Charges Against State Mental Hospital, 1949

20 02 2012

The following is a transcription of an editorial published in The Oregon Daily Journal, on Thursday, October 6, 1949.

The Citizens Action committee and the Central Club council of Portland and local representatives of the American Equity association have made some sensational charges of brutality and neglect in Oregon state hospital for the mentally ill.

They told the state board of control Tuesday that they have information indicating that several “murders” had been committed in recent years, that patients were kicked and beaten and that patients were forced to work in violation of the 13th amendment.

The admitted weakness of their case, of course, is that it is based primarily upon the testimony of patients and former patients, some of whom are credible witnesses and some of whom are not, with only partial corroboration by former employes.  In the words of one spokesman, “it is mighty hard to prove.” That is unfortunate.

As for working patients in violation of their constitutional rights, there is a fine line between work that has definite physiotherapeutic value and what the Citizens Action committee calls forced labor.  In broad terms productive work inside our stat institutions is a blessing, not a curse.  It is the lack of diverting activity that becomes refined cruelty.

The Journal will go along with requests for a full-time business manager and a full-time chaplain at Oregon state hospital–at Oregon state penitentiary also.  It is in complete disagreement with the Citizens Action committee, however, in the latter’s advocacy of compulsory jury trials for all allegedly mentally ill persons.  Nor does The Journal agree with the committee that the superintendent of Oregon State hospital is not responsible for conditions in that institution, good or bad.  His is the credit, his the blame.
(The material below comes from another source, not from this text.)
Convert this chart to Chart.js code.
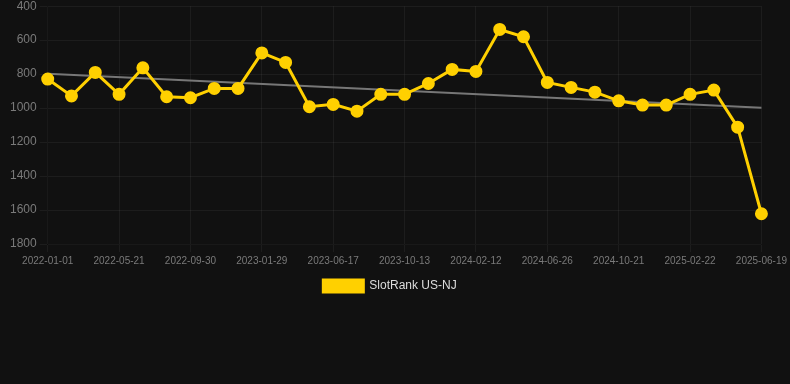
<!DOCTYPE html>
<html>
<head>
<meta charset="utf-8">
<script src="https://cdn.jsdelivr.net/npm/chart.js@4/dist/chart.umd.min.js"></script>
<style>
  html, body { margin: 0; padding: 0; background: #111111; overflow: hidden; }
  .chart-box { position: relative; width: 790px; height: 306px; margin-top: -4px; }
</style>
</head>
<body>
<div class="chart-box"><canvas id="rankChart"></canvas></div>
<script>
// Dates on the x axis (every third one is shown, the rest are estimated)
const dates = [
  '2022-01-01', '2022-02-16', '2022-04-04',
  '2022-05-21', '2022-07-04', '2022-08-17',
  '2022-09-30', '2022-11-09', '2022-12-20',
  '2023-01-29', '2023-03-16', '2023-05-02',
  '2023-06-17', '2023-07-27', '2023-09-04',
  '2023-10-13', '2023-11-27', '2023-12-29',
  '2024-02-12', '2024-03-28', '2024-05-12',
  '2024-06-26', '2024-08-08', '2024-09-15',
  '2024-10-21', '2024-12-04', '2025-01-12',
  '2025-02-22', '2025-04-03', '2025-05-11',
  '2025-06-19'
];

// SlotRank values (lower is better, axis is reversed)
const slotRank = [
  829, 928, 790, 919, 763, 933, 939, 884, 884, 675,
  731, 992, 978, 1018, 919, 919, 855, 772, 784, 537,
  580, 849, 878, 906, 957, 982, 982, 919, 894, 1112,
  1622
];

// Trend line end points
const trendStart = 798;
const trendEnd = 998;

const yTicks = { min: 400, max: 1800, step: 200 };

const trendData = dates.map((d, i) => {
  if (i === 0) return trendStart;
  if (i === dates.length - 1) return trendEnd;
  return null;
});

const gridColor = 'rgba(255,255,255,0.05)';
const fontFamily = 'Liberation Sans, Arial, sans-serif';

const ctx = document.getElementById('rankChart');

new Chart(ctx, {
  type: 'line',
  data: {
    labels: dates,
    datasets: [
      {
        label: 'SlotRank US-NJ',
        data: slotRank,
        borderColor: '#FFD000',
        backgroundColor: '#FFD000',
        borderWidth: 3,
        pointRadius: 5,
        pointHoverRadius: 6,
        pointBackgroundColor: '#FFD000',
        pointBorderColor: '#FFD000',
        tension: 0
      },
      {
        label: 'trend',
        data: trendData,
        borderColor: '#777777',
        borderWidth: 2,
        pointRadius: 0,
        spanGaps: true,
        fill: false
      }
    ]
  },
  options: {
    responsive: true,
    maintainAspectRatio: false,
    animation: false,
    layout: {
      padding: { top: 0, right: 17, bottom: 0, left: 7 }
    },
    scales: {
      x: {
        grid: {
          color: (c) => (c.index % 3 === 0 ? gridColor : 'transparent')
        },
        ticks: {
          color: '#7a7a7a',
          font: { family: fontFamily, size: 10 },
          autoSkip: false,
          maxRotation: 0,
          callback: function (value, index) {
            return index % 3 === 0 ? this.getLabelForValue(value) : '';
          }
        }
      },
      y: {
        reverse: true,
        min: yTicks.min,
        max: yTicks.max,
        grid: { color: gridColor },
        ticks: {
          stepSize: yTicks.step,
          color: '#7a7a7a',
          font: { family: fontFamily, size: 12 },
          callback: (v) => String(v)
        }
      }
    },
    plugins: {
      legend: {
        position: 'bottom',
        labels: {
          color: '#dddddd',
          boxWidth: 40,
          boxHeight: 12,
          font: { family: fontFamily, size: 12 },
          filter: (item) => item.datasetIndex === 0
        }
      },
      tooltip: { enabled: false }
    }
  }
});
</script>
</body>
</html>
Be that as it may, the charges of these citizen groups cannot be ignored and must not be whitewashed, poorly documented though they be.  It is to their credit that they have interested themselves in the welfare of the more than 5000 patients in Oregon’s three institutions for the mentally retarded and the mentally ill.  If more Oregon citizens interested themselves directly in these hapless state wards, the conditions about which complaint is made would not and could not exist.